Which brings me to my Soul. To clarify, I am not referring to the current status and eternal destination of my soul (note lower case). My self-gift on this Father’s Day is a new car, namely a Kia Soul (hence the capital S). It is fascinating (at least to me) that I seem to choose vehicles which fit my life story. My last car was the Honda Fit, a subcompact, but also the only small car into which I easily “fit” my 6’ 4” elongated frame. Now, as a minister, I find myself driving a “Soul.”
My first car was a 1950 Ford which I had at age 20— a loaner from my father. After repainting it a flashy two-toned green and white, customizing with fender skirts and little tassels around the window interiors, I proudly drove to Downsview Collegiate during my 7th year of enforced education. Sadly, twelve months later, on my return from university in Iowa, I found my left-behind car now belonged to an aunt. Something about “use it or lose it.”

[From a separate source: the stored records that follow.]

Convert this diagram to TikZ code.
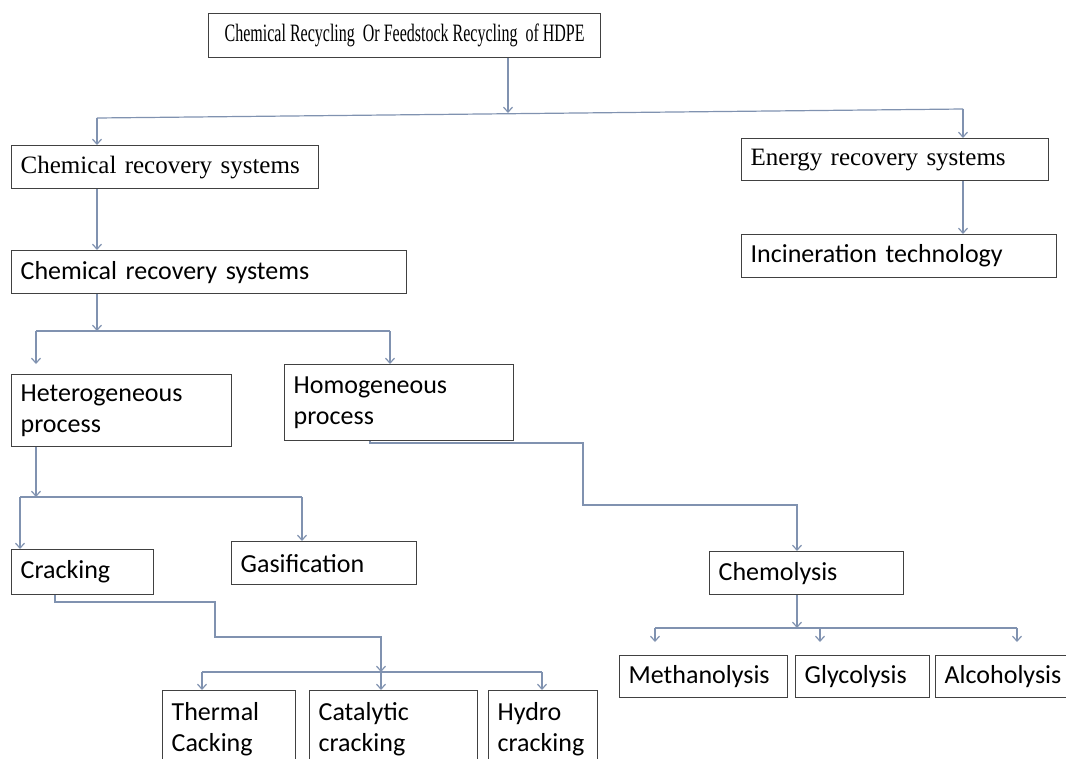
\documentclass[tikz,border=0pt]{standalone}
\usepackage{fontspec}
\setmainfont{Liberation Serif}
\setsansfont{Carlito}
\newfontfamily\rootfont[FakeStretch=0.64]{Liberation Serif}
\definecolor{boxgray}{RGB}{65, 65, 65}
\definecolor{linkblue}{RGB}{128, 146, 176}
\usetikzlibrary{arrows.meta, positioning}

\begin{document}
\begin{tikzpicture}[x=1pt, y=-1pt,
    box/.style={draw=boxgray, line width=1.3pt, anchor=north west, inner xsep=9pt, inner ysep=0pt, align=left},
    serifbox/.style={box, font=\fontsize{25}{30}\selectfont\rmfamily},
    sansbox/.style={box, font=\fontsize{26}{31}\selectfont\sffamily},
    link/.style={draw=linkblue, line width=1.2pt},
    arr/.style={link, -{Straight Barb[length=5pt, width=9pt]}}]
  \useasboundingbox (0, 0) rectangle (1066, 758);
  \clip (0, 0) rectangle (1066, 758);

  % Boxes
  \node[box, font=\fontsize{25}{29}\selectfont\rootfont, minimum width=392pt, minimum height=44pt] (root) at (208, 13)
    {Chemical Recycling \ Or Feedstock Recycling \ of HDPE};
  \node[serifbox, text width=289pt, minimum height=43pt] (chemA) at (11, 145) {Chemical recovery systems};
  \node[serifbox, text width=289pt, minimum height=42pt] (energy) at (741, 138) {Energy recovery systems};
  \node[sansbox, text width=377pt, minimum height=43pt] (chemB) at (11, 250) {Chemical recovery systems};
  \node[sansbox, text width=297pt, minimum height=43pt] (incin) at (741, 234) {Incineration technology};
  \node[sansbox, text width=202pt, minimum height=72pt] (hetero) at (11, 374) {Heterogeneous\\process};
  \node[sansbox, text width=211pt, minimum height=76pt] (homo) at (284, 364) {Homogeneous\\process};
  \node[sansbox, text width=124pt, minimum height=45pt] (crack) at (11, 549) {Cracking};
  \node[sansbox, text width=167pt, minimum height=43pt] (gasif) at (231, 541) {Gasification};
  \node[sansbox, text width=176pt, minimum height=43pt] (chemo) at (709, 551) {Chemolysis};
  \node[sansbox, text width=150pt, minimum height=42pt] (meth) at (619, 655) {Methanolysis};
  \node[sansbox, text width=116pt, minimum height=42pt] (glyc) at (795, 655) {Glycolysis};
  \node[sansbox, text width=122pt, minimum height=42pt] (alco) at (935, 655) {Alcoholysis};
  \node[sansbox, text width=115pt, minimum height=78pt] (thermal) at (162, 690) {Thermal\\Cacking};
  \node[sansbox, text width=150pt, minimum height=78pt] (catal) at (309, 690) {Catalytic\\cracking};
  \node[sansbox, text width=91pt, minimum height=78pt] (hydro) at (488, 690) {Hydro\\cracking};

  % Junction points
  \coordinate (j0) at (508, 113);
  \coordinate (busL) at (97, 118);
  \coordinate (busR) at (963, 109);
  \coordinate (pL) at (36, 331);
  \coordinate (pR) at (390, 331);
  \coordinate (qL) at (20, 497);
  \coordinate (qR) at (302, 497);
  \coordinate (h1) at (370, 443);
  \coordinate (h2) at (583, 505);
  \coordinate (c1) at (797, 628);
  \coordinate (oL) at (655, 628);
  \coordinate (oM) at (820, 628);
  \coordinate (oR) at (1017, 628);
  \coordinate (k1) at (55, 602);
  \coordinate (k2) at (215, 637);
  \coordinate (k3) at (381, 672);
  \coordinate (tL) at (202, 672);
  \coordinate (tR) at (542, 672);

  % Top level
  \draw[arr] (root.south -| j0) -- (j0);
  \draw[link] (busL) -- (busR);
  \draw[arr] (busL) -- (chemA.north -| busL);
  \draw[arr] (busR) -- (energy.north -| busR);
  \draw[arr] (chemA.south -| busL) -- (chemB.north -| busL);
  \draw[arr] (energy.south -| busR) -- (incin.north -| busR);

  % Processes
  \draw[arr] (chemB.south -| busL) -- (busL |- pL);
  \draw[link] (pL) -- (pR);
  \draw[arr, shorten >=10pt] (pL) -- (hetero.north -| pL);
  \draw[arr] (pR) -- (homo.north -| pR);

  % Heterogeneous branch
  \draw[arr] (hetero.south -| pL) -- (pL |- qL);
  \draw[link] (qL) -- (qR);
  \draw[arr] (qL) -- (crack.north -| qL);
  \draw[arr] (qR) -- (gasif.north -| qR);

  % Homogeneous branch
  \draw[arr] (homo.south -| h1) -- (h1) -| (h2) -| (chemo.north -| c1);
  \draw[arr] (chemo.south -| c1) -- (c1);
  \draw[link] (oL) -- (oR);
  \foreach \src/\dst in {oL/meth, oM/glyc, oR/alco}
    \draw[arr, shorten >=13pt] (\src) -- (\dst.north -| \src);

  % Cracking types
  \draw[arr] (crack.south -| k1) -- (k1) -| (k2) -| (k3);
  \draw[link] (tL) -- (tR);
  \foreach \src/\dst in {tL/thermal, k3/catal, tR/hydro}
    \draw[arr] (\src) -- (\dst.north -| \src);
\end{tikzpicture}
\end{document}
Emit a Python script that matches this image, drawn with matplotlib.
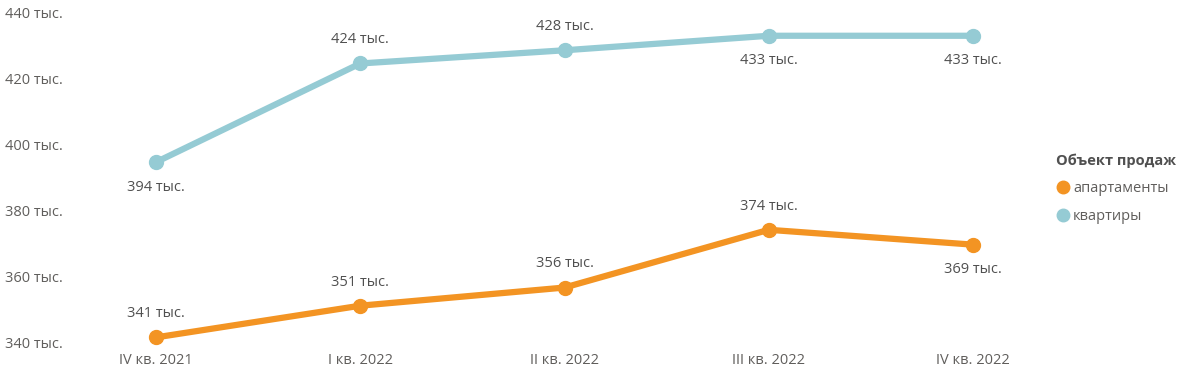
import matplotlib.pyplot as plt
from matplotlib.lines import Line2D

plt.rcParams['font.family'] = ['Open Sans', 'DejaVu Sans']

# data
quarters = ['IV кв. 2021', 'I кв. 2022', 'II кв. 2022', 'III кв. 2022', 'IV кв. 2022']
flats = [394.5, 424.4, 428.4, 432.8, 432.8]
flats_labels = ['394 тыс.', '424 тыс.', '428 тыс.', '433 тыс.', '433 тыс.']
flats_pos = ['below', 'above', 'above', 'below', 'below']
apartments = [341.4, 351.0, 356.5, 374.0, 369.5]
apart_labels = ['341 тыс.', '351 тыс.', '356 тыс.', '374 тыс.', '369 тыс.']
apart_pos = ['above', 'above', 'above', 'above', 'below']
yticks = [340, 360, 380, 400, 420, 440]

c_flats = '#95CBD4'
c_apart = '#F39423'
txt = '#605E5C'

W, H = 1178, 373
fig = plt.figure(figsize=(W / 100, H / 100), dpi=100)
ax = fig.add_axes([65 / W, 1 - 342 / H, (1040 - 65) / W, 330 / H])

x = list(range(len(quarters)))
ax.plot(x, flats, color=c_flats, lw=4.5, marker='o', ms=10, clip_on=False,
        solid_capstyle='round')
ax.plot(x, apartments, color=c_apart, lw=4.5, marker='o', ms=10, clip_on=False,
        solid_capstyle='round')

for vals, labels, pos in [(flats, flats_labels, flats_pos), (apartments, apart_labels, apart_pos)]:
    for i, (v, lab, p) in enumerate(zip(vals, labels, pos)):
        dy = 17 if p == 'above' else -18
        ax.annotate(lab, (i, v), xytext=(0, dy), textcoords='offset points',
                    ha='center', va='center', fontsize=10.5, color='#505050')

ax.set_xlim(-(156 - 65) / 204.25, 4 + (1040 - 973) / 204.25)
ax.set_ylim(340, 440)
ax.set_xticks(x)
ax.set_xticklabels(quarters)
ax.set_yticks(yticks)
ax.set_yticklabels([f'{t} тыс.' for t in yticks])
ax.tick_params(length=0, labelsize=10.5, labelcolor=txt)
ax.tick_params(axis='x', pad=8)
for s in ax.spines.values():
    s.set_visible(False)
for lab in ax.get_yticklabels():
    lab.set_horizontalalignment('left')
    lab.set_x(-0.0565)

handles = [Line2D([], [], color=c_apart, marker='o', ls='', ms=9),
           Line2D([], [], color=c_flats, marker='o', ls='', ms=9)]
leg = fig.legend(handles, ['апартаменты', 'квартиры'], title='Объект продаж',
                 loc='upper left', bbox_to_anchor=(1043 / W, 1 - 140 / H),
                 frameon=False, fontsize=10.5, title_fontsize=10.5,
                 handletextpad=0.15, handlelength=1.0, labelspacing=0.9,
                 alignment='left', labelcolor=txt)
leg.get_title().set_fontweight('bold')
leg.get_title().set_color('#505050')

fig.savefig('out.png', dpi=100)
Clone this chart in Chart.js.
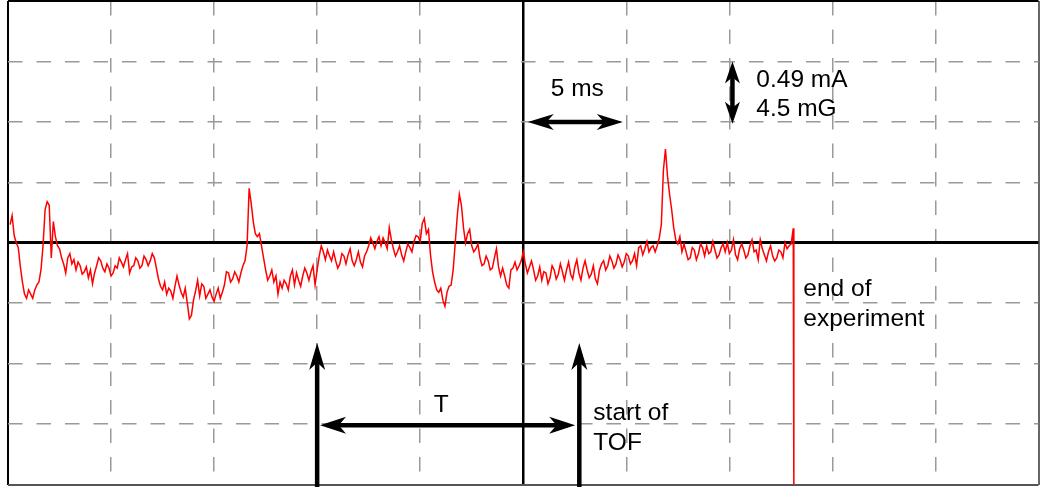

The first car I actually bought six years later was a tiny Volkswagen with an innovative gas heater which often worked. This was an inexpensive, unexciting vehicle but one which I could afford as a new graduate. Then, life marched on and carefree bachelorhood gave way to marriage and responsible parenthood. A Chrysler K car soon followed; a sensible van and practical means of transportation for a growing family, regularly carrying moldy camping gear and smelly sports equipment, drooling dogs and too many costly loads of groceries.
I somehow skipped a midlife crisis so I had no need of a sexy red sports car (or some much younger girlfriend to sit in the passenger seat.) But thus far, I have utterly failed to similarly bypass becoming elderly—which brings me back to my Soul.
In a far distant past life, I recall studiously peering under the hoods of cars pretending to comprehend details about pistons, valves and fuel pumps. At my local Soul dealer, I brushed aside such esoteric details and focused (did I mention I also once drove a Focus?) on one miracle of modern auto technology—a rear view camera.
No longer will I have to rely on twisting my stiff neck while backing up, painfully swiveling it around to see what’s behind me. In my hometown, our main street features angle parking which results in an even greater challenge; if the road view is blocked by an oversize van or pickup truck parked beside me, one slowly backs up into the travelled portion of the street with a certain amount of faith and hope. Now I can add technology to my fervent prayer.
Today, I will spend a moment fondly remembering long ago breakfasts in bed, those many pair of woolen socks and flashy ties. Then I will take my Soul to church to lead a service for those dear souls gathered expectantly.
Happy Father’s Day to all the dads and grandads still with us and those who will always remain alive in our memories.
PS full disclosure: for the next 36 months, it will be a TD bank that really owns my Soul.